“For love, we will climb mountains, cross seas, traverse desert sands, and endure untold hardships.
Without love, mountains become unclimbable, seas uncrossable, deserts unbearable, and hardships our lot in life” (Chapman).
As human beings we all crave to love and to be loved – to have a companion and life partner to live out the days of our lives. A successful partnership cannot just live on honeymoon stage love alone because that heart-pounding, giddy high of a new love will start to fade if not properly fed with what your partner needs. Sometimes even the most well-intentioned acts of love can fall by the wayside if they are not speaking to your partner’s love language. Speaking your partner’s love language shows that you are choosing to feed that love.
Our most basic emotional need is not to fall in love but to be genuinely loved by another, to know a love that grows out of reason and choice, not instinct. I need to be loved by someone who chooses to love me, who sees in me something worth loving. That kind of love requires effort and discipline. It is the choice to expend energy in an effort to benefit the other person, knowing that if his or her life is enriched by your effort, you too will find a sense of satisfaction … (Chapman).
So, you’re ready to put in the extra effort needed to feed the love between you and your partner, but you aren’t sure what love language to speak. The five love languages is a concept developed by Gary Chapman, Ph.D., in his book The 5 Love Languages: The Secret to Love That Lasts. Chapman defines the five love languages as five different ways of expressing and receiving love: words of affirmation, quality time, receiving gifts, acts of service, and physical touch. According to Chapman, “Love is something you do for someone else, not something you do for yourself”.
Let’s dive into the five love languages and how to speak them to your partner!
Words of Affirmation
People with this love language value verbal declarations of love. Whether that is saying “I love you” and expressing how much your partner means to you or noticing your partner’s new hair cut and telling them how beautiful or handsome he/she looks.
In the digital age that we are living in now, that can look a little different, in the form of “Good Morning” text messages and social media posts about your loved one.
Quality time together as a couple can show love without having to say a word. If this is your partner’s love language, choosing to spend your time with him/her over anything or anyone else, will have him/her feel adored and special. Undivided time and attention, paired with active listening, shows that you are fully present and invested in your partner and what they have to say.
Date nights are a go-to for quality time. This activity allows you both to get out of your routine, away from your responsibilities, either indulging yourselves with a night on the town or a new experience. It doesn’t matter what you do, just that you do it together.
This one is almost too obvious, but sometimes we all need a little reminder that if gifts are your partner’s love language, a thoughtful gift, however big or small, will keep on giving. When in a serious relationship or especially when married, gifts almost seem unnecessary. What’s mine is yours, right? You’re sharing your money and your budgets, so splurging on an expensive watch, or a diamond necklace just doesn’t seem practical. And after all, we know our partner will understand. But it is not about the monetary value of a gift, instead the symbolic thought of giving that gift.
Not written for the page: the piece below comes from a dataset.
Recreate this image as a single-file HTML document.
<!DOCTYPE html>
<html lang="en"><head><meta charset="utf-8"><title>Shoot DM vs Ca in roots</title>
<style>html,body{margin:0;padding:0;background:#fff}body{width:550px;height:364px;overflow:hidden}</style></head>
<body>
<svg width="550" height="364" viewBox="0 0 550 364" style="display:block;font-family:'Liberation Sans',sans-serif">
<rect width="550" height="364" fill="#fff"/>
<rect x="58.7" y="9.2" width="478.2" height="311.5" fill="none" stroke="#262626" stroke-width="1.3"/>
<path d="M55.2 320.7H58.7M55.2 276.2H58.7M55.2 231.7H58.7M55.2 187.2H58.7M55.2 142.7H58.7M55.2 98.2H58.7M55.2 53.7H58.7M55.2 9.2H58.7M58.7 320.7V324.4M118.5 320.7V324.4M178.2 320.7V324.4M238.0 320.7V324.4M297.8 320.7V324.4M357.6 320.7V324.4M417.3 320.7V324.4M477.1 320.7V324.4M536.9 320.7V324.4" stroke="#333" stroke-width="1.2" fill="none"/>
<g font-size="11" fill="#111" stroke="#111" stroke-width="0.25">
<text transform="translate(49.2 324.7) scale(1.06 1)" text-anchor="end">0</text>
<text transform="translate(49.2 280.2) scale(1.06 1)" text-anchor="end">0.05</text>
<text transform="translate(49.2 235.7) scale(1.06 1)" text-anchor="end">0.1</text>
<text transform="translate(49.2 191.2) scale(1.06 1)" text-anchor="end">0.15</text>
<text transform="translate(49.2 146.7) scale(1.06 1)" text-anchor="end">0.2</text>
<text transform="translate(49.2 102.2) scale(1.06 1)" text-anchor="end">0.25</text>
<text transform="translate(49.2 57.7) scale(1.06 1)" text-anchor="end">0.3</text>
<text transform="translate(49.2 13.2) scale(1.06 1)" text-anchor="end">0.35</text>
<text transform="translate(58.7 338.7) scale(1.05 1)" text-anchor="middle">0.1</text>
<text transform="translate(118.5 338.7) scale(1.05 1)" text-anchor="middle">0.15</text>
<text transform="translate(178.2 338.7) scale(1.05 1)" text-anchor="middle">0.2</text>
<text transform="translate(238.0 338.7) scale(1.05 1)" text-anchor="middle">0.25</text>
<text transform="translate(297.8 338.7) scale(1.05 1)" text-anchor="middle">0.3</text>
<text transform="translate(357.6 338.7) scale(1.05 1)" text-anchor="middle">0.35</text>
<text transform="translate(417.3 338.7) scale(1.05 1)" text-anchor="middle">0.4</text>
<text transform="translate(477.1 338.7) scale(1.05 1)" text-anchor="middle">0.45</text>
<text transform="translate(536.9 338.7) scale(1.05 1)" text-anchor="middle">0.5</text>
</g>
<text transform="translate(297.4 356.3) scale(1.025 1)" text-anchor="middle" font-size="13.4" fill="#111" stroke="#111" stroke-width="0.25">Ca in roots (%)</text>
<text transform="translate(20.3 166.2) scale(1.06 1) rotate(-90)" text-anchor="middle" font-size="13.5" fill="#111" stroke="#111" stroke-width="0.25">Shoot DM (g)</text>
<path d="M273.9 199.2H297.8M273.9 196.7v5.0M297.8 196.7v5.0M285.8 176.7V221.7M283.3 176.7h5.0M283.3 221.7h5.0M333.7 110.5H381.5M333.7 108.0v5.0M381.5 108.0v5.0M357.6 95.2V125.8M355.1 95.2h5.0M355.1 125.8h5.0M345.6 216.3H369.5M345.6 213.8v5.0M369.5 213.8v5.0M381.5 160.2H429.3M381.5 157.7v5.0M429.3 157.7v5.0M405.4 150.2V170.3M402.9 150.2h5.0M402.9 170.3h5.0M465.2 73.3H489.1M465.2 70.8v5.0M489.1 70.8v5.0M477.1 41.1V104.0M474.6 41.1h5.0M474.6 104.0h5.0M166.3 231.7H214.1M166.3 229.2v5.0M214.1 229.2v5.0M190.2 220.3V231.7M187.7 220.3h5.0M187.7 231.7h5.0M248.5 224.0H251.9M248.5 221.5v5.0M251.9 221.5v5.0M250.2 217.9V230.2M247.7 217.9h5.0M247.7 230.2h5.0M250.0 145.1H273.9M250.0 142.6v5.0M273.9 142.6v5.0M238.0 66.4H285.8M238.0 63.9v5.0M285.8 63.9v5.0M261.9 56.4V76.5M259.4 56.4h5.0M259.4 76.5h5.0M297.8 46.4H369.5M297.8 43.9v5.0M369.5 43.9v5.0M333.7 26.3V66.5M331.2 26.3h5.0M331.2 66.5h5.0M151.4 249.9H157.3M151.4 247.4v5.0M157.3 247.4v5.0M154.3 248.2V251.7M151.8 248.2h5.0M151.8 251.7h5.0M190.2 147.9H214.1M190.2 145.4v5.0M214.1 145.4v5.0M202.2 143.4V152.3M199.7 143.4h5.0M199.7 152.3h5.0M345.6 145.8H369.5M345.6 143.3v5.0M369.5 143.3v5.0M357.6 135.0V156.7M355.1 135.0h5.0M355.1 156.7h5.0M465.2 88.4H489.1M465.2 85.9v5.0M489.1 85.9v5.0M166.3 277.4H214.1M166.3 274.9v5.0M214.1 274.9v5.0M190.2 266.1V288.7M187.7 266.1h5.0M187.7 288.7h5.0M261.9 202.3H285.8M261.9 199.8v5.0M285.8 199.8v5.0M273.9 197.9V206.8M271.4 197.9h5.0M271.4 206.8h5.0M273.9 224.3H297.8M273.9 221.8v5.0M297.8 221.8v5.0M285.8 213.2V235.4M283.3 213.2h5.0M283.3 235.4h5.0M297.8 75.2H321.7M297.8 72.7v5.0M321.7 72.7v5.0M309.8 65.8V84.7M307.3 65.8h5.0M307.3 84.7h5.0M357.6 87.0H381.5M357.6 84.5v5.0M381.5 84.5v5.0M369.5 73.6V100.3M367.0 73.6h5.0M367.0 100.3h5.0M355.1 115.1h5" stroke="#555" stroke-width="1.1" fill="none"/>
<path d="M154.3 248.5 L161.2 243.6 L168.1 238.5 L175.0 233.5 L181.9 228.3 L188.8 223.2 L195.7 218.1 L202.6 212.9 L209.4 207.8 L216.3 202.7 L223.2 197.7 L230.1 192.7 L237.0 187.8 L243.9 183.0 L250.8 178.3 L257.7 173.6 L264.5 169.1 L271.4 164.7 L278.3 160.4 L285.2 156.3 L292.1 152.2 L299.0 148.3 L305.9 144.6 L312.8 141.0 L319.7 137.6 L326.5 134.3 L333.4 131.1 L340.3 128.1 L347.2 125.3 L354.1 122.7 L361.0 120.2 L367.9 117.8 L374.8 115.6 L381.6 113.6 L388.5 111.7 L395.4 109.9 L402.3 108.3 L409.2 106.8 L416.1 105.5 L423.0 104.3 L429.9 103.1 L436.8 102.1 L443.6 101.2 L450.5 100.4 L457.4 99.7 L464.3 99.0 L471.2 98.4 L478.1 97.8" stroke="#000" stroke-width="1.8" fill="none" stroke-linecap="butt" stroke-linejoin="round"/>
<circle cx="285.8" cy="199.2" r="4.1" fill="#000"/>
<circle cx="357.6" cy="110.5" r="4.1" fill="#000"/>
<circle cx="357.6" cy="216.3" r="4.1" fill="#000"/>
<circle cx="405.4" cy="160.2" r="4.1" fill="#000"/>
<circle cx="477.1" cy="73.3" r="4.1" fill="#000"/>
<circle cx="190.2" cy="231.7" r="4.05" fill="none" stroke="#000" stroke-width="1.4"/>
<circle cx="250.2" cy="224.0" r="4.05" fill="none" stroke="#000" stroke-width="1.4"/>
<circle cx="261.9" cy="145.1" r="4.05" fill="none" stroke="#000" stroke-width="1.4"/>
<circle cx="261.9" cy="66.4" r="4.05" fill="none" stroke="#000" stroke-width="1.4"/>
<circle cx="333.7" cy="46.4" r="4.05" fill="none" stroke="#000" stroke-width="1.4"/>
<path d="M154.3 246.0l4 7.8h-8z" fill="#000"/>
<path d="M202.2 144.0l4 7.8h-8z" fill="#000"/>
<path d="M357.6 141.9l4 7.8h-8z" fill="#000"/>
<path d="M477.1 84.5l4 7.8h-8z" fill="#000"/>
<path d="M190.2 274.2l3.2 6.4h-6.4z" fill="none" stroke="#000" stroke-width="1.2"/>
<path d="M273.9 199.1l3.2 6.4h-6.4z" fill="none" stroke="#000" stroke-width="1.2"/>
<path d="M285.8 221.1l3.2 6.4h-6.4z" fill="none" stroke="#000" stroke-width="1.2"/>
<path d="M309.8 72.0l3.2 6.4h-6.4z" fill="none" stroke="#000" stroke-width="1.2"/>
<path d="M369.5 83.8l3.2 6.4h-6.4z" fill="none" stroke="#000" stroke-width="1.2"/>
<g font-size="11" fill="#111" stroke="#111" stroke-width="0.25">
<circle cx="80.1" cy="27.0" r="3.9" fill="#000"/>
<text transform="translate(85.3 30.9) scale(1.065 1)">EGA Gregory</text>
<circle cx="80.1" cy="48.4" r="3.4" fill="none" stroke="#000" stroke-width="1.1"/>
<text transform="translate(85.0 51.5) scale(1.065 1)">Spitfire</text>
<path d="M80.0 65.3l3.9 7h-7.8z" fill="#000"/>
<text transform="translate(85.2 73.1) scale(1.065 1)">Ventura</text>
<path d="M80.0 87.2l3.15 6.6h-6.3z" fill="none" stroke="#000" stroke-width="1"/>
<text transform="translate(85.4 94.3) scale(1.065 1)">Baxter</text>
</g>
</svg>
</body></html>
Gift-giving shows people with this love language that their partner was thinking of them when they saw this tangible item and chose to gift it to them because they knew it would make them happy and their happiness is the goal.
If this is your partner’s love language, consider small surprises, like his/her favorite coffee and breakfast treat in the morning before he/she heads out to work, or even better, a gift that you made, like a homemade card or a painting.
Acts of Service
Actions speaker louder than words for people with this love language. If your partner’s love language is acts of service, they want you to show how you love him/her by doing things that help make his/her life easier. For instance, giving a hand with daily chores around the house, washing the car, or taking care of your loved one when they are sick.
Last but certainly not least, is physical touch. These people feel loved when they receive physical signs of affection, like a hug, kiss, cuddle, or physical intimacy. Not only do people with this love language feel appreciated when physically touched, but they also feel that their needs are prioritized above their partner to be satisfied. Touch can result in an overwhelming and passionate connection between a couple with this love language.
“People do not get married planning to divorce. Divorce is the result of a lack of preparation for marriage and the failure to learn the skills of working together as teammates in an intimate relationship” (Chapman).
Understanding the love language of your partner, can help manifest a deeper understanding of each other and therefore a deeper connection.